Depuis quelques années, je me fais un devoir de venir à la foire du livre à Casablanca. Je considère que cela fait partie du travail d’un écrivain. Rencontrer le public, débattre avec lui, répondre à ses attentes et questions, cela est utile et ne peut que faire du bien à un écrivain.
Je sais qu’on écrit dans la solitude et qu’on ne connaît pas, ou du moins on ne se représente pas son public. La foire est une des occasions pour découvrir ceux et surtout celles qui lisent. Au Maroc c’est comme en Europe, ce sont les femmes qui lisent le plus. Je les remercie et leur rend hommage.

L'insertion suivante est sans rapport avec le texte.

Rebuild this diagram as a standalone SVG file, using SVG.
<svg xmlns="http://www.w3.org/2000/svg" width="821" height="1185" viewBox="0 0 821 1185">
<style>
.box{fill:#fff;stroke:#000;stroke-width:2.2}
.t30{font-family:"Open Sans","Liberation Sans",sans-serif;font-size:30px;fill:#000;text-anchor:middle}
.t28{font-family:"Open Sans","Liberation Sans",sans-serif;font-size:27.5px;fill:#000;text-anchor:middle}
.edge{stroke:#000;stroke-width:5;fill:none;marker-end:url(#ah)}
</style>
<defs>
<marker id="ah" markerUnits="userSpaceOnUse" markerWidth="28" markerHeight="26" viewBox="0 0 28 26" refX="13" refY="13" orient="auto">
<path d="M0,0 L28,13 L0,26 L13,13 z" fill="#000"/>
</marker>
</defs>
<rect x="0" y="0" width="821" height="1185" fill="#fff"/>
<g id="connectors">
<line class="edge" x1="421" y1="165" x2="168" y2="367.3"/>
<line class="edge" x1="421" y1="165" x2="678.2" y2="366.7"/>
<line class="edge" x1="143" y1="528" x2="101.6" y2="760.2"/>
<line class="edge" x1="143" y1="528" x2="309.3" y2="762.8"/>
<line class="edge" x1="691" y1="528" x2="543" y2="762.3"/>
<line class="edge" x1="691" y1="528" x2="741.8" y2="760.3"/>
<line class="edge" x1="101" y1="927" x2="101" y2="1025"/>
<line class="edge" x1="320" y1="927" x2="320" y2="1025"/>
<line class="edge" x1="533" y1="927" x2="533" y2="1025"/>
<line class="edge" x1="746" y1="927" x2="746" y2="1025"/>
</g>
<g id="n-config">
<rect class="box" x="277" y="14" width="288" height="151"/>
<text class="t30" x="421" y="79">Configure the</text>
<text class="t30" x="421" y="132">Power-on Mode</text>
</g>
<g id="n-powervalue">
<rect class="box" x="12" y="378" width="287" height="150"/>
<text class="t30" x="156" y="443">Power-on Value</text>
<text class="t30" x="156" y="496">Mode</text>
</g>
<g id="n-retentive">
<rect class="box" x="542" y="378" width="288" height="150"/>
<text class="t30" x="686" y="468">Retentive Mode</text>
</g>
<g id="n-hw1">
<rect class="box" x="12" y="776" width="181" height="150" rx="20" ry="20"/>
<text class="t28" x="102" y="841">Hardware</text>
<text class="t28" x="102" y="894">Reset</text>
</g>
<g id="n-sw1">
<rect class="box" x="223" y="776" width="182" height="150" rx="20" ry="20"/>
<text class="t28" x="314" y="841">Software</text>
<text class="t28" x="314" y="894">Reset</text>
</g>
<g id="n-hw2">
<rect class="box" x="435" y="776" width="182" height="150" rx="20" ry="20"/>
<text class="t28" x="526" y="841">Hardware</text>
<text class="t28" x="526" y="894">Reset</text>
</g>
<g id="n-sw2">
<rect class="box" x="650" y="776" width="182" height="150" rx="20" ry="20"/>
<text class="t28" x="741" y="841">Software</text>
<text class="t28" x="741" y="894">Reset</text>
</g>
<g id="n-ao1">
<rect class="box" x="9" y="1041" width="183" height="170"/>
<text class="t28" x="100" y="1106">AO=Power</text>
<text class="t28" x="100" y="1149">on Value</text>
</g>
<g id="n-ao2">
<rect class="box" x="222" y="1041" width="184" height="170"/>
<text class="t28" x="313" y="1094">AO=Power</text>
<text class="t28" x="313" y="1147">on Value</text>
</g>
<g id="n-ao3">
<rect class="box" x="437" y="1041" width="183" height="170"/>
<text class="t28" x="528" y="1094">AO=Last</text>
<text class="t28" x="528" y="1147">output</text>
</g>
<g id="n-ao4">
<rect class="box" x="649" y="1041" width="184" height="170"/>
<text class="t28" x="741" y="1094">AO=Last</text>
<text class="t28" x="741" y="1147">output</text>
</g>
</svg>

Chaque fois je suis consterné par la présence trop importante du livre religieux (il y a là de tout, aussi bien des éditions du Coran que des essais tendancieux sur le rôle de l’islam dans la société et dans la politique). La foire n’est ni une mosquée ni une école coranique. Je ne sais pas comment s’organise la distribution des stands, mais il faudrait veiller à un équilibre. Le livre est par essence un objet qui éveille les consciences, qui fait réfléchir, qui pousse à aller au-delà des apparences et qui nous permet non seulement de découvrir un monde particulier mais qui nous invite au voyage, au doute et à la contestation. Or le livre religieux est le contraire même de cela. Ces stands sont des lieux spéciaux. On dirait qu’on y vient pour diffuser des messages, pour faire de la propagande ou simplement pour profiter d’un afflux important de visiteurs pour prêcher la «bonne parole». Ces stands ne devraient pas exister. On peut tout à fait présenter un essai sur la religion, on peut lire un ouvrage d’analyse critique, mais qu’on cesse de profiter de cet espace pour autre chose que la défense du livre et de la lecture. Que le ministère de la Culture ait le courage de préciser le cahier des charges des exposants.

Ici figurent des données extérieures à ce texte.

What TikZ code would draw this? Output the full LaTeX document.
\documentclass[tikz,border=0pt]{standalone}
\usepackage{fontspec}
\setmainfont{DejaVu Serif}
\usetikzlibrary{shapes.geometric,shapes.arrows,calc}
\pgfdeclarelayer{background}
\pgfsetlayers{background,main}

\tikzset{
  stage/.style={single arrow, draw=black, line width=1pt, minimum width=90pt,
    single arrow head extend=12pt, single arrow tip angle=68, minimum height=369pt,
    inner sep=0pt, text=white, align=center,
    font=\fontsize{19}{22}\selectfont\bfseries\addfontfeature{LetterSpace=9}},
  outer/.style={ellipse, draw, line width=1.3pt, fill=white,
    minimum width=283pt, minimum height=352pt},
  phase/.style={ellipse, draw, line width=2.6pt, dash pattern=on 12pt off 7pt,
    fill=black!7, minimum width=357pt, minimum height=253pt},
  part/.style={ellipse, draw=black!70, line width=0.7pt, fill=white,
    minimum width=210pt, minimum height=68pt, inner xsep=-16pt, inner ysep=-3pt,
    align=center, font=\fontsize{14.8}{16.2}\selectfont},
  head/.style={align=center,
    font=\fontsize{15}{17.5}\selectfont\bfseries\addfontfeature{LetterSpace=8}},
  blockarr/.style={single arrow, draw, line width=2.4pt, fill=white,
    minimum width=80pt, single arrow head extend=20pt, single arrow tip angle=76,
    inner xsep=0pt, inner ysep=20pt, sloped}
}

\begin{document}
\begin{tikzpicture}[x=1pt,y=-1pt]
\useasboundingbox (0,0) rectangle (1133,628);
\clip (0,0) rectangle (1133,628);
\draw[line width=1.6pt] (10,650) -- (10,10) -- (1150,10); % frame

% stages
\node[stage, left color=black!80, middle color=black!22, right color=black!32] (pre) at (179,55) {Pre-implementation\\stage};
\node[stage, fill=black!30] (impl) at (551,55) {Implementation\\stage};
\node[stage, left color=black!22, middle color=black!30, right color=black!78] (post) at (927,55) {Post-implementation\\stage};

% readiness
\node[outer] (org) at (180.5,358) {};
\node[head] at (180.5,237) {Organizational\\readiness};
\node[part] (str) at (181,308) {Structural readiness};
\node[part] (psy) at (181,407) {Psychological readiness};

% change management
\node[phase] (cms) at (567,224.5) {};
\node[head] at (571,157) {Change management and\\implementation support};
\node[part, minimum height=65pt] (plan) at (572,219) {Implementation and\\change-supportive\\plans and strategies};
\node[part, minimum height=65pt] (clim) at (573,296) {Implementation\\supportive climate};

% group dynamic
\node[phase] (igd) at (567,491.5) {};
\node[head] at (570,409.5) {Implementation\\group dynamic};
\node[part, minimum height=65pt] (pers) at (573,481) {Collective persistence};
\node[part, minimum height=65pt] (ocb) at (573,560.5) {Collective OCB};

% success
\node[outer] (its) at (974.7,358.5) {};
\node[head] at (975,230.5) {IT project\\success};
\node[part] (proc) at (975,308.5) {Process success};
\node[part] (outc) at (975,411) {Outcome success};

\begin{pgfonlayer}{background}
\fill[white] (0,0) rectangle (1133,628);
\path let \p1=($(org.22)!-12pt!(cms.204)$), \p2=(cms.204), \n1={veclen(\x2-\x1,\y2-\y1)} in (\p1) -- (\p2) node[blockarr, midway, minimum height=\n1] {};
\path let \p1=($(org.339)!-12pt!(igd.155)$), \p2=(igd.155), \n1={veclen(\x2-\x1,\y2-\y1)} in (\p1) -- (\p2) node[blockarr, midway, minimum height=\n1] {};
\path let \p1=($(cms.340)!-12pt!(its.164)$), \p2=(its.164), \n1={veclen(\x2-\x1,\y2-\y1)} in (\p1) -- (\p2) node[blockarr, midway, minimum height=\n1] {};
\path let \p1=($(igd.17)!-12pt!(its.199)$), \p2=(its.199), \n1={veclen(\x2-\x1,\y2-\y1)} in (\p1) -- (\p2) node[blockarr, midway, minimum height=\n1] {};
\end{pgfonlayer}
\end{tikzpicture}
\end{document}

Le deuxième aspect constaté, c’est le nombre de plus en plus important de jeunes visiteurs. Des écoles entières se rendent à la foire. Cela est fondamental. Nous savons combien les bibliothèques des écoles et lycées publics sont peu fournies ou carrément vides. Amener les élèves à la foire est une invitation à la familiarité avec la lecture. Développer le système bibliothécaire n’est pas une question de moyens. Le livre de poche, en arabe ou en d’autres langues, ne coûte pas cher. On pourrait même envisager de sponsoriser ces bibliothèques par des sociétés commerciales qui se font beaucoup d’argent avec le consommateur marocain et qui devraient se préoccuper du domaine de la culture.
Dans un collège où je suis allé parler aux élèves, j’ai découvert que ceux qui n’ont jamais lu un livre sont assez nombreux. J’ai demandé à un adolescent pourquoi il déserte la lecture. Sa réponse a été immédiate: mon iPhone!

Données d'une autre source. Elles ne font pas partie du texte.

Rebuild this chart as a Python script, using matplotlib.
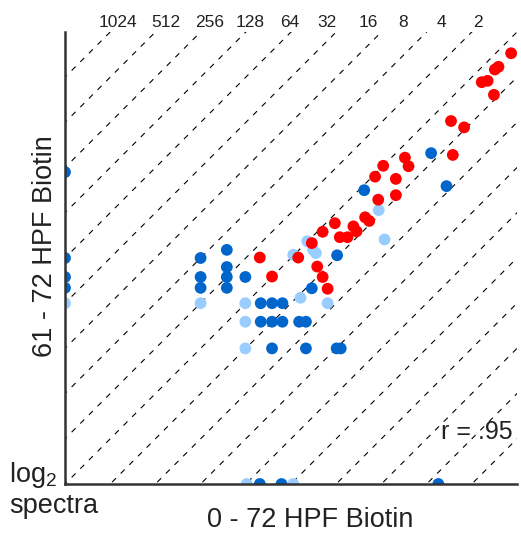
import matplotlib
matplotlib.use("Agg")
import matplotlib.pyplot as plt
import numpy as np

plt.rcParams['font.family'] = ['Liberation Sans', 'DejaVu Sans']
plt.rcParams['mathtext.fontset'] = 'custom'
plt.rcParams['mathtext.rm'] = 'Liberation Sans'

# log2 spectra: x = 0-72 HPF biotin, y = 61-72 HPF biotin
red_x = [4.31, 4.58, 5.16, 5.46, 5.58, 5.70, 5.81, 5.70, 5.97, 6.08, 6.25, 6.38, 6.45,
         6.64, 6.73, 6.93, 7.32, 6.86, 7.32, 7.04, 7.52, 7.60, 8.54, 8.83, 8.58, 9.49,
         9.22, 9.35, 9.51, 9.59, 9.87]
red_y = [5.01, 4.59, 5.01, 5.33, 4.81, 4.58, 4.32, 5.58, 5.77, 5.46, 5.46, 5.70, 5.59,
         5.90, 5.82, 6.29, 6.39, 6.80, 6.75, 7.04, 7.22, 7.03, 8.03, 7.89, 7.28, 8.61,
         8.89, 8.92, 9.17, 9.23, 9.53]

dark_x = [0.00, 0.00, 0.00, 0.00, 3.00, 3.00, 3.00, 3.58, 3.58, 3.58, 3.58, 3.99, 4.33,
          4.58, 4.81, 4.33, 4.58, 4.81, 5.18, 5.33, 4.58, 5.33, 6.01, 6.10, 5.46, 6.02,
          6.62, 8.10, 8.44, 4.31, 4.79, 8.26]
dark_y = [6.90, 5.00, 4.58, 4.34, 5.00, 4.58, 4.34, 5.18, 4.80, 4.58, 4.34, 4.58, 4.00,
          4.00, 4.00, 3.59, 3.59, 3.59, 3.59, 3.59, 3.00, 3.00, 3.00, 3.00, 4.33, 5.06,
          6.50, 7.32, 6.59, 0.00, 0.00, 0.00]

light_x = [0.00, 3.00, 3.99, 3.99, 3.99, 5.21, 5.81, 5.05, 5.36, 5.49, 5.55, 6.94, 7.07,
           4.02, 5.05]
light_y = [4.00, 4.00, 4.00, 3.59, 3.00, 4.12, 4.00, 5.07, 5.37, 5.18, 5.11, 6.06, 5.41,
           0.00, 0.00]

fold_labels = ['1024', '512', '256', '128', '64', '32', '16', '8', '4', '2']
fold_label_x = [1.18, 2.23, 3.20, 4.09, 4.98, 5.80, 6.72, 7.48, 8.33, 9.14]
line_offsets = list(range(-9, 10))

fig = plt.figure(figsize=(5.21, 5.33), dpi=100)
ax = fig.add_axes([65/521, 49/533, 452/521, 452/533])
ax.set_xlim(0, 10)
ax.set_ylim(0, 10)

xx = np.array([-1, 11])
for c in line_offsets:
    ax.plot(xx, xx + c, color='black', lw=0.8, linestyle=(0, (5, 6)), zorder=1)

ms = 72
ax.scatter(light_x, light_y, s=ms, color='#99CCFF', edgecolors='none', zorder=3)
ax.scatter(dark_x, dark_y, s=ms, color='#0066CC', edgecolors='none', zorder=4)
ax.scatter(red_x, red_y, s=ms, color='#FF0000', edgecolors='none', zorder=5)

for s in ['top', 'right']:
    ax.spines[s].set_visible(False)
for s in ['left', 'bottom']:
    ax.spines[s].set_linewidth(1.8)
    ax.spines[s].set_color('#333333')
    ax.spines[s].set_zorder(6)
ax.set_xticks([])
ax.set_yticks([])

tc = '#222222'
for lab, lx in zip(fold_labels, fold_label_x):
    ax.text(lx, 1.0 + 5/452, lab, ha='center', va='baseline', fontsize=12.5, color=tc,
            transform=ax.get_xaxis_transform())

ax.text(9.91, 1.15, 'r = .95', ha='right', va='center', fontsize=18, color=tc)

fig.text(310/521, 1 - 527/533, '0 - 72 HPF Biotin', ha='center', va='baseline',
         fontsize=19.5, color=tc)
fig.text(45/521, 1 - 246/533, '61 - 72 HPF Biotin', ha='center', va='center',
         fontsize=19.5, color=tc, rotation=90)
fig.text(9/521, 1 - 482/533, r'$\mathregular{log_2}$', ha='left', va='baseline',
         fontsize=19.5, color=tc)
fig.text(9/521, 1 - 513/533, 'spectra', ha='left', va='baseline',
         fontsize=19.5, color=tc)

fig.savefig('out.png', dpi=100)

Evidemment entre le livre et le smartphone, la lutte est inégale. C’est là que l’école devrait faire son travail en plus de celui de la famille, qui doit veiller à ce que son enfant ne soit pas otage des réseaux sociaux où des bavardages et des images sans aucun intérêt occupent son esprit et son temps. Avec le prix d’un iPhone, on peut acheter plus de cent livres de poche!
Il va falloir se mobiliser et entamer une bataille de longue durée contre ces empêcheurs de lire.
Pour cela, il faudrait repenser le concept de cette foire du livre et inverser la tendance en mettant le livre au centre de cette manifestation et en imaginant une autre façon d’aborder la question de la lecture.
Des enfants qui ne lisent pas, ce sont des adultes qui vivront incultes, et même idiots, comme le disait ce slogan des années soixante-dix en France: ne pas mourir idiot!
Les parents sont prévenus. A eux de réparer ce qui semble être un corps malade, un esprit appauvri et sans ambition. On voit tous les jours les ravages que provoquent les réseaux sociaux via le téléphone (intelligent!). Génération connectée, génération à la culture superficielle et d’une grande pauvreté.